Prosecutor Colleen Crommett contributed to the mess by claiming in a court brief that the cops found a picture of a handgun in Sanchez’s cellphone. In truth, OCDA could not prove who owned the phone. Nonetheless, Superior Court Judge W. Michael Hayes allowed her to show the image to the jury, who likely used the photograph to conclude the defendant harbored thug tendencies.

In October 2013, the California Court of Appeal in Santa Ana labeled the government’s bad photo evidence “harmless,” affirmed that RAW had been a gang in 2008 based entirely on Brown’s testimony, vouched for law enforcement’s assumption the killing had been gang-motivated and, after tossing a lame street terrorism conviction, rejected Sanchez’s appeal as baseless.

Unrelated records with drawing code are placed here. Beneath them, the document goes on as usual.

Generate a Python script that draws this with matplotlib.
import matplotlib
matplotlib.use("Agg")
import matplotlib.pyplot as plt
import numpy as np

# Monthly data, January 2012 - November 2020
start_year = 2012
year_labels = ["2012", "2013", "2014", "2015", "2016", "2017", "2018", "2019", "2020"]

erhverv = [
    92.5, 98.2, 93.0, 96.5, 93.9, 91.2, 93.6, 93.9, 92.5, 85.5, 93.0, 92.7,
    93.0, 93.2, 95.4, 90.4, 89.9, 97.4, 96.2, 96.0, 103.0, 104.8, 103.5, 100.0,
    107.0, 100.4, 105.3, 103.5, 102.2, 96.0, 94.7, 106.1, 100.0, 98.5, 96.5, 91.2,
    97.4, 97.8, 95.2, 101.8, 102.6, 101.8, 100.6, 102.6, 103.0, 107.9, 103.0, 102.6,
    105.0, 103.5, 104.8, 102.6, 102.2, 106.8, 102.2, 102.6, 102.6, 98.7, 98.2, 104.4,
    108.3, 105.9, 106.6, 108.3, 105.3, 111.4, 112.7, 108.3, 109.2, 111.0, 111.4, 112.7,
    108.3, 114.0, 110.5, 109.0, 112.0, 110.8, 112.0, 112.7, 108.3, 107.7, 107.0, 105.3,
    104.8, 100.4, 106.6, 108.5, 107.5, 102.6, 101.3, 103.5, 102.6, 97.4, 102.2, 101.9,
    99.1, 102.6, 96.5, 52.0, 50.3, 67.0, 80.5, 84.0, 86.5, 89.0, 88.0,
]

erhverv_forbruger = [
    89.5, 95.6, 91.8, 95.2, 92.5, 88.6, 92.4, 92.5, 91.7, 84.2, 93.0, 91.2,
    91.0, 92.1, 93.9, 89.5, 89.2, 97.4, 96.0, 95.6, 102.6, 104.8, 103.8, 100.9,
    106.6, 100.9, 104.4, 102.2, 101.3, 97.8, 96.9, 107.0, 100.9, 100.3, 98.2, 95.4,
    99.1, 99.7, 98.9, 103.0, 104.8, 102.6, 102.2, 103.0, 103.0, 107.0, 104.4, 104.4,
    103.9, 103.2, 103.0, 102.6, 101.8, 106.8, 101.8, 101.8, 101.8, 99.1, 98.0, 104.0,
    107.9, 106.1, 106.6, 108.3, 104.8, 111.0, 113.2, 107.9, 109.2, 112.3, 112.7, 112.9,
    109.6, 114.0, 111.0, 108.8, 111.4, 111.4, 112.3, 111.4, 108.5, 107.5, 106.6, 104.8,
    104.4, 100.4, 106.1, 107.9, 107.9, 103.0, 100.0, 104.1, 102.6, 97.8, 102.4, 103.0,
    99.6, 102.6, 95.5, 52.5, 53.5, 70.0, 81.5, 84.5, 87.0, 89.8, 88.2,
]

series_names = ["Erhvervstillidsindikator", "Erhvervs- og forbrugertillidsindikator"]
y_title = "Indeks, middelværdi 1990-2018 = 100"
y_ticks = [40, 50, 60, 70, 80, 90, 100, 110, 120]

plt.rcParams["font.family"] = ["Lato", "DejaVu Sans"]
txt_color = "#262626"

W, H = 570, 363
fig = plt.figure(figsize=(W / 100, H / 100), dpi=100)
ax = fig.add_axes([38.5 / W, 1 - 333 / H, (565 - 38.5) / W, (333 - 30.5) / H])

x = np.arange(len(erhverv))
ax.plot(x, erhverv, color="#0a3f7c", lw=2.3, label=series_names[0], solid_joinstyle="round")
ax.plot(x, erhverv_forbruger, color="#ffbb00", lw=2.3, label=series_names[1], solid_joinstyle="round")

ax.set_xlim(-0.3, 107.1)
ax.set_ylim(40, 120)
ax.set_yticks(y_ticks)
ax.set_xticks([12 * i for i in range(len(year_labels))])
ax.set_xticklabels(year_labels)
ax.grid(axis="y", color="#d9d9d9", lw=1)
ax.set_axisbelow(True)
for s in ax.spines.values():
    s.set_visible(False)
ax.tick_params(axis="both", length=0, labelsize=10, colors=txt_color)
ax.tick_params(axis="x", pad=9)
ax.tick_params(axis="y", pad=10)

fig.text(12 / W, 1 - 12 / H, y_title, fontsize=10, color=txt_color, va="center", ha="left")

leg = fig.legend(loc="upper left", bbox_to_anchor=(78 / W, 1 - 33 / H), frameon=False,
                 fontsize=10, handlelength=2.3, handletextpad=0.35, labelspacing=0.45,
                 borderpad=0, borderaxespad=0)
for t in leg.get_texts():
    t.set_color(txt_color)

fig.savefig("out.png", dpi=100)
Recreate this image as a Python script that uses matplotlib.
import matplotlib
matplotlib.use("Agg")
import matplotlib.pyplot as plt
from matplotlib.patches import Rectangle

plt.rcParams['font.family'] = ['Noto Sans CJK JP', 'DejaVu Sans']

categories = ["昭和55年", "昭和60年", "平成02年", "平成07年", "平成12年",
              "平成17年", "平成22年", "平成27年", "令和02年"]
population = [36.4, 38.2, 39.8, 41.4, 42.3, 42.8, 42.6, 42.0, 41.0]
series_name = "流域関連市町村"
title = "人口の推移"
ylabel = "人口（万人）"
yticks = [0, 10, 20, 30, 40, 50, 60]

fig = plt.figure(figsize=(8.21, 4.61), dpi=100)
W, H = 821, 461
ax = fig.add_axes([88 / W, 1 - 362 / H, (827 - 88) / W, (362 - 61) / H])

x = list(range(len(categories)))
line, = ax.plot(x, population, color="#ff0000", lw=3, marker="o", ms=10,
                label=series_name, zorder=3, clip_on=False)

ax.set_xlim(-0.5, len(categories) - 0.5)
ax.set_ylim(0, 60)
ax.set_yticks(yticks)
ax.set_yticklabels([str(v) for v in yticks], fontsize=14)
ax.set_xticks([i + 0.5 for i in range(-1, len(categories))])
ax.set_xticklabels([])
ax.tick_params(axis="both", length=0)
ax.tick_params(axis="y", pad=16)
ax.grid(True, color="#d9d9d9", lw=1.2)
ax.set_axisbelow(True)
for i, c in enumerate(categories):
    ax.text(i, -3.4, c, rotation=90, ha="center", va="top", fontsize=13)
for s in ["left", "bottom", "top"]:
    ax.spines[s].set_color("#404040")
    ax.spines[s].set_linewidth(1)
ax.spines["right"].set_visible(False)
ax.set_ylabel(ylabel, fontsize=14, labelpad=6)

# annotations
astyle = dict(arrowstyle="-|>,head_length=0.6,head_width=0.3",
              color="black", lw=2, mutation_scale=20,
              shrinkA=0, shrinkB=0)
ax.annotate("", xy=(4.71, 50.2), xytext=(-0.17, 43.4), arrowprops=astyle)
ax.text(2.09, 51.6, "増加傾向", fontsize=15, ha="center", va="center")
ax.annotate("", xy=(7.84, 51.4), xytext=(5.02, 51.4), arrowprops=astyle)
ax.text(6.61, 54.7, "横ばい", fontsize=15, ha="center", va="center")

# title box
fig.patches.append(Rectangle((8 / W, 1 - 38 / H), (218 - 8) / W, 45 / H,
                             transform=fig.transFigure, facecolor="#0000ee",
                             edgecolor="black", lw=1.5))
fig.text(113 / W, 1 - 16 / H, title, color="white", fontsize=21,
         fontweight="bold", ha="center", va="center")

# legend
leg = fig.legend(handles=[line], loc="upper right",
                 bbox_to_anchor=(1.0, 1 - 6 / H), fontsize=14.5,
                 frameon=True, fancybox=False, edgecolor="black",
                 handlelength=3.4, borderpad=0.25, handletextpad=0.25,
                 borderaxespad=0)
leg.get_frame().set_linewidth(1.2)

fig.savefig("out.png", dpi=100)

“[Brown] provided information establishing his reliability by explaining how he knew that RAW’s primary activities included felony vandalism,” Justice Richard Fybel wrote in the opinion, which also called the officer’s asserted 4-year-old memory “substantial evidence.”

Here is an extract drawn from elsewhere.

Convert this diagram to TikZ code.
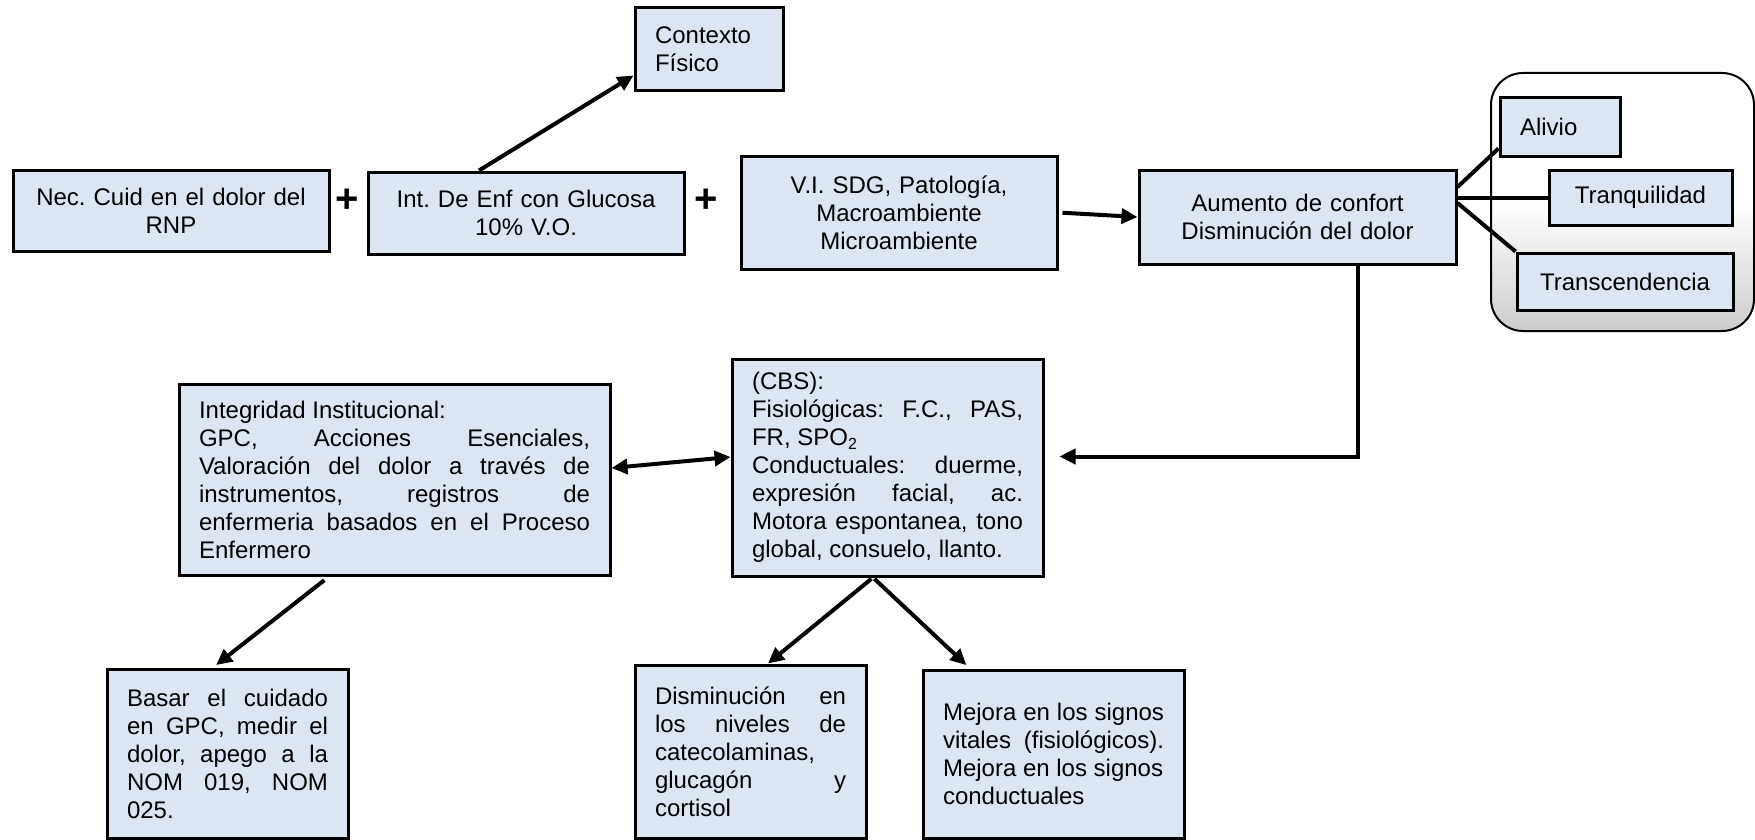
\documentclass[tikz,border=0pt]{standalone}
\usepackage{fontspec}
\setmainfont{Liberation Sans}
\usetikzlibrary{arrows.meta}
\definecolor{cajafondo}{RGB}{220,230,242}
\frenchspacing
\tikzset{
  caja/.style={draw, line width=1.5pt, fill=cajafondo, inner xsep=10pt, font=\fontsize{12}{14}\selectfont},
  flecha/.style={->, line width=2pt},
  enlace/.style={line width=2pt},
}
\begin{document}
\begin{tikzpicture}[x=0.5pt, y=-0.5pt, >={Triangle[length=8pt,width=7.5pt]}]
\useasboundingbox (0,0) rectangle (1755,840);

\draw[rounded corners=16pt, line width=1pt, top color=white, bottom color=black!20, middle color=white] (1491,73) rectangle (1754,331);

\node[caja, text width=138pt, minimum height=40.5pt, align=center] (nec) at (171,210.5) {Nec. Cuid en el dolor del\\RNP};
\node[caja, text width=138pt, minimum height=41pt, align=center] (int) at (526,213) {Int. De Enf con Glucosa\\10\% V.O.};
\node[caja, text width=138pt, minimum height=56.5pt, align=center] (vi) at (899,212.5) {V.I. SDG, Patología,\\Macroambiente\\Microambiente};
\node[caja, text width=54pt, minimum height=41.5pt, align=left] (ctx) at (709,49.5) {Contexto\\Físico};
\node[caja, text width=138.5pt, minimum height=47pt, align=center] (aum) at (1297.5,217) {Aumento de confort\\Disminución del dolor};

\node[caja, text width=40pt, minimum height=29pt, align=left] (alivio) at (1560,127) {Alivio};
\node[caja, text width=71.5pt, minimum height=27.5pt, align=center] (tranq) at (1640.5,197.5) {Tranquilidad};
\node[caja, text width=88pt, minimum height=28.5pt, align=center] (transc) at (1625,281.5) {Transcendencia};

\node[font=\fontsize{20}{24}\selectfont\bfseries] (mas1) at (347,201) {+};
\node[font=\fontsize{20}{24}\selectfont\bfseries] (mas2) at (706,201) {+};

\node[caja, text width=195.5pt, minimum height=95.5pt, align=justify] (integ) at (394.5,479.5) {Integridad Institucional:\\GPC, Acciones Esenciales,\linebreak Valoración del dolor a través de\linebreak instrumentos, registros de\linebreak enfermeria basados en el Proceso\linebreak Enfermero};
\node[caja, text width=135.5pt, minimum height=108.5pt, align=justify] (cbs) at (887.5,467.5) {(CBS):\\Fisiológicas: F.C., PAS,\linebreak FR, SPO\textsubscript{2}\\Conductuales: duerme,\linebreak expresión facial, ac.\linebreak Motora espontanea, tono\linebreak global, consuelo, llanto.};

\node[caja, text width=100.5pt, minimum height=84.5pt, align=justify] (basar) at (227.5,753.5) {Basar el cuidado\linebreak en GPC, medir el\linebreak dolor, apego a la\linebreak NOM 019, NOM\linebreak 025.};
\node[caja, text width=95.5pt, minimum height=86.5pt, align=justify] (dismin) at (750.5,751.5) {Disminución en\linebreak los niveles de\linebreak catecolaminas,\\glucagón y\linebreak cortisol};
\node[caja, text width=110.5pt, minimum height=84pt, align=justify] (mejora) at (1053.5,754) {Mejora en los signos\linebreak vitales (fisiológicos).\linebreak Mejora en los signos\\conductuales};

\draw[flecha] ([xshift=-23.5pt]int.north) -- ([yshift=-13pt]ctx.west);
\draw[flecha, shorten <=2pt] (vi.east) -- (aum.west);
\draw[flecha, shorten >=7.5pt] ([xshift=30pt]aum.south) |- ([yshift=5.5pt]cbs.east);
\draw[flecha, <->] ([yshift=5.75pt]integ.east) -- ([yshift=5.25pt]cbs.west);
\draw[flecha, shorten <=3pt, shorten >=2pt] ([xshift=-32.75pt]integ.south) -- ([xshift=-7.25pt]basar.north);
\draw[flecha, shorten <=1pt] ([xshift=-7.25pt]cbs.south) -- ([xshift=8.75pt]dismin.north);
\draw[flecha, shorten <=1pt, shorten >=2.5pt] ([xshift=-7.25pt]cbs.south) -- ([xshift=-41.75pt]mejora.north);

\draw[enlace] ([yshift=15pt]aum.east) -- ([yshift=4.5pt]alivio.south west);
\draw[enlace] (aum.east |- tranq.west) -- (tranq.west);
\draw[enlace] ([yshift=7pt]aum.east) -- (transc.north west);

\end{tikzpicture}
\end{document}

This month, U.S. District Court Judge Andre Birotte Jr., the former U.S. Attorney in Los Angeles, dismissed Sanchez’s federal appeal, opining that if the jury and state appellate justices trusted Brown’s stance, he would, too.

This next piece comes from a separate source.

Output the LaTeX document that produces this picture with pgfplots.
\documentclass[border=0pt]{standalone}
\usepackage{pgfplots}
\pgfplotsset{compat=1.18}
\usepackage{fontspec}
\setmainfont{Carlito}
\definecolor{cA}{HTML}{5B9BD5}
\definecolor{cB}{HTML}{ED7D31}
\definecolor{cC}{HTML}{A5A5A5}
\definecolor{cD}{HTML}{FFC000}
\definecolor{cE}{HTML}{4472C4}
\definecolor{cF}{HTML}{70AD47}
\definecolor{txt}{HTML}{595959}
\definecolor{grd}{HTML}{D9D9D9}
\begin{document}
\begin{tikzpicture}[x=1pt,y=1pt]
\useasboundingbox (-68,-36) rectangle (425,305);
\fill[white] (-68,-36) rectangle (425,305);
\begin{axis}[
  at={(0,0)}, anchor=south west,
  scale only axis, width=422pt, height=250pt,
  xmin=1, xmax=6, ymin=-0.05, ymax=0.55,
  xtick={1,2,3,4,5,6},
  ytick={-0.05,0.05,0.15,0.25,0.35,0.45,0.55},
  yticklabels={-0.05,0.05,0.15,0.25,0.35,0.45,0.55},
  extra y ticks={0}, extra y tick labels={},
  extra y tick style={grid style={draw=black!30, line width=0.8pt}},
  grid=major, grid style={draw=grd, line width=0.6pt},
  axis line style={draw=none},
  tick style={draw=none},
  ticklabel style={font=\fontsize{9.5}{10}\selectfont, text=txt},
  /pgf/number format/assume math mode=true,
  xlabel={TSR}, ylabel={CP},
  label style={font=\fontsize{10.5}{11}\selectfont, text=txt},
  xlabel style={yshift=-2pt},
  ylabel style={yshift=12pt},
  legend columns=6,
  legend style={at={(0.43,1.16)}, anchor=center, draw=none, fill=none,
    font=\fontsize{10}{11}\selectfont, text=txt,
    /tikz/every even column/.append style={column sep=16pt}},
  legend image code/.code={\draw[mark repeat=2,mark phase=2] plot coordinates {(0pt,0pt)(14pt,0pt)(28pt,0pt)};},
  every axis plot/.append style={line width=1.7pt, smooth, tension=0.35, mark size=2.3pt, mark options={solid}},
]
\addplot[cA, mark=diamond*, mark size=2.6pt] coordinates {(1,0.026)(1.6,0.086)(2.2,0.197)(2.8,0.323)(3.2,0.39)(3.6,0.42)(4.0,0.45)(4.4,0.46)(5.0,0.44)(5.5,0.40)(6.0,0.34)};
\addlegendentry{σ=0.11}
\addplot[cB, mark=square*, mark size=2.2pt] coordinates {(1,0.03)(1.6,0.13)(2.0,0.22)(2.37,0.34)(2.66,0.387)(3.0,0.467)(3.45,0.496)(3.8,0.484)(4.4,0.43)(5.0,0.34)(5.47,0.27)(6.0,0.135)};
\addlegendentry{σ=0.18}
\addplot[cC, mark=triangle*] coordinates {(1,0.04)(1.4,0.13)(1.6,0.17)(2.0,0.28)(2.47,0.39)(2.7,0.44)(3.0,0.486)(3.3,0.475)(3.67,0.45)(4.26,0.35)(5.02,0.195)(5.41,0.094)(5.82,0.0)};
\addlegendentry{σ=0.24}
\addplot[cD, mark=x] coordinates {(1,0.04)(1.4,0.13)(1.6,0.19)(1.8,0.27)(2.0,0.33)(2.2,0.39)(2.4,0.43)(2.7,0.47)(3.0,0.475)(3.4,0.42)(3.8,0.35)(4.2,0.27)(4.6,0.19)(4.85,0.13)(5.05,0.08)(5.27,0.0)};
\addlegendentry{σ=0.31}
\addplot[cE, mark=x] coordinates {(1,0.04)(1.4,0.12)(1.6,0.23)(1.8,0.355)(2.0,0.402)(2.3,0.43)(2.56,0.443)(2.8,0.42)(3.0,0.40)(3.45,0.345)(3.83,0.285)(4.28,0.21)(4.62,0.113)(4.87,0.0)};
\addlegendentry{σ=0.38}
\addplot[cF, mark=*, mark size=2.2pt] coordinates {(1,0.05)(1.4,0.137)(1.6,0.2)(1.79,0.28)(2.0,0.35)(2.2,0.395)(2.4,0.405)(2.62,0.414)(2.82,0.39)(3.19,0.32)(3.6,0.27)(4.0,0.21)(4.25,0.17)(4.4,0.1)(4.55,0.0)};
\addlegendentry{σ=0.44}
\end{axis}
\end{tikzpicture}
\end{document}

But demonstrating once again that justice is a crap shoot, the California Supreme Court—the same one that denied a petition for review in the case in early 2014—announced a major ruling on June 30: There might be constitutional problems after all with merely accepting a gang expert’s testimony as the gospel without “requisite independent proof.”

That ruling stems from another Orange County case, People v. Marcos Arturo Sanchez. Santa Ana Police detective David Stow testified as a gang expert for OCDA and, based on reports written by other cops, opined gang-life details about Sanchez, whom he’d never met. The defendant was convicted of drug, gang and weapons charges.

“When the gang expert testified to case-specific facts based upon out-of-court statements and asserted those facts were true because he relied upon their truth in forming his opinion, he was reciting hearsay,” the high court unanimously declared.

Kamala Harris’ California Attorney General’s Office suggested Stow’s testimony was a “harmless” error, but lost the point.

“Contrary to the Attorney General’s claim, one cannot deduce, merely from the evidence, that when the defendant possessed drugs for sale in Delhi territory, he was associated with the gang,” the court ruled before dismissing the gang-enhancement conviction and recommending new rules.

But tinkering with the law isn’t enough when there’s embedded bias. No cases better highlight how gang cops utter nonsense to win convictions than the ones involving Henry Cabrera. Santa Ana Police Department Detective Ronald Castillo assured jurors in a 2009 trial that Cabrera was in the Highland gang. In 2012, Dectective David Rondou, Castillo’s gang unit colleague, testified he definitely belonged to Delhi, which would have been a feat given that Delhi and Highland are lethal rivals with a death toll in the dozens over the decades.

Brazenly contradictory police testimony didn’t raise red flags. When the cases reached the state appellate court, all that mattered was Castillo and Rondou were government experts they would blindly follow. The justices’ opinions unwittingly echo the stance that Cabrera was in rival gangs for crimes committed 17 days apart.

One Reply to “OC Gang Cops Keep Uttering Nonsense to Win Convictions—And It Usually Works”

  1. Look I agree cops throw bs charges and gang enchantments are fucked. But you don’t know what you’re talking about. I’m not one to say much and I’m not going to but raw isnt just a tagging crew. Also bringing up that white lady was just plain stupid. Two wrongs don’t make a right both those dirt bags who killed someone are both equally pieces of shit. But don’t point fingers at a person because they’re white and don’t play victim. I’m Mexican by the way and get fucked with by cops all the time because of how I looked. I don’t complain and I understand the way I dress I look like a straight gang banger. But don’t play victim both people who murdered are pieces of shit. I get where you were trying to go with this article but you bombed on this one. Just my opinion. Have a good day.